An idea is to use a tree of set instead of a tree of indexes. One can develop it arbitrarily to a valid tree of indexes at end. An advantage is that you obtain all the valid trees with this process.
Let's consider the set of sets $A$ as a list $A[i]$.
The initial tree $G(V, E)$ of set contains only one vertex which is the first set $root = s_0$. And you keep a set $D$ of all indexes you already encoutered.
Then, we loop on other sets to add their information to the set tree. We consider the vertices of the tree starting from the root and adding new vertices when necessary.
let s define a function compare($s$, $v$) with $s$ a set and $v$, the set associated to a vertex of $G$.

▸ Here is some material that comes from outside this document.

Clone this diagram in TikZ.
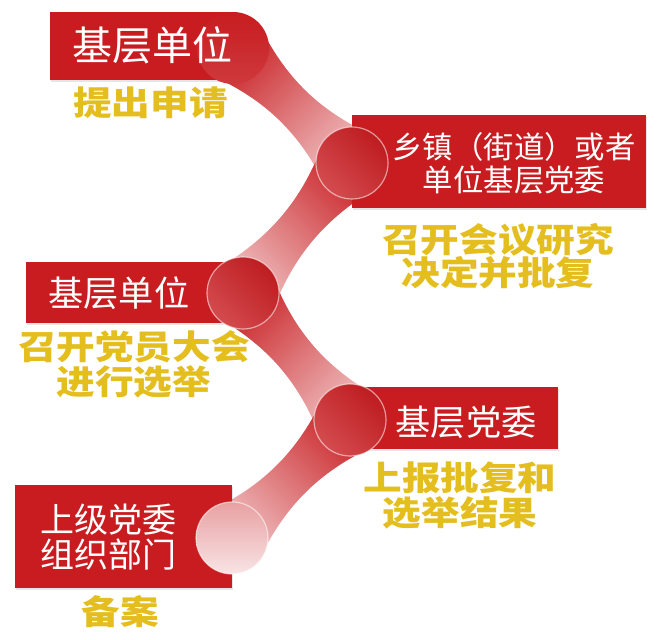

if $s == v$ then return true
$c = s \cap v$
if $c == v$ then
- for $v_s$ in sons(v) if compare(s-c, $v_s$) then return true
- if $s-c \cap D$ is not empty then return false
- create a new son to $v$, $v_s$ associated to set $s-c$ and return True
in $G$, develop vertex $v$ to $v_1$ and $v_2$ associated respectively to sets $c$ and $v-c$, return compare($s$, $v_1$)
Thus, the main loop is:
- $root = A[0]$
- $D = A[0]$
- for $s$ in $A[1:]$
- if compare(s, root) then $D = D \cup s$
- else return false
- return true
When reaching the $i^{th}$ set, $G$ contains at most $i-1$ vertices, and you will recursively call the compare function up to $i-1$ times. Thus for $N$ sets covering $L$ different indexes (thus the set operations are $O(L)$), this algorithm solves the problem in $O(L N^2)$
An exemple:
$A = [\{1, 3, 5\}, \{1, 2, 3, 4\}, \{ 1, 2, 3, 6\}, \{1, 2, 3, 5, 7\}]$
the initial tree $T$ has one vertex associated to the set $A[0] = \{1, 3, 5\}$
{1, 3, 5}
then you treat $A[1] = \{1, 2, 3, 4\}$, the root vertex has to be developed in
{1, 3} - {5}
to finally add a $\{2, 4\}$ son vertex to the root:
{1, 3} - {5}
|
{2, 4}
then comes $A[2] = \{ 1, 2, 3, 6\}$, after root, it remains $s = \{2, 6\}$. On $\{5\}$ child, there is no possibility as 2 is already in $D$. But on $\{2, 4\}$ child, it works after developing it.
{1, 3} - {5}
|
{2} - {4}
|
{6}
Finally comes $A[3] = \{1, 2, 3, 5, 7\}$, that will not work as 2 and 5 are both in $D$ and in different branches of $T$.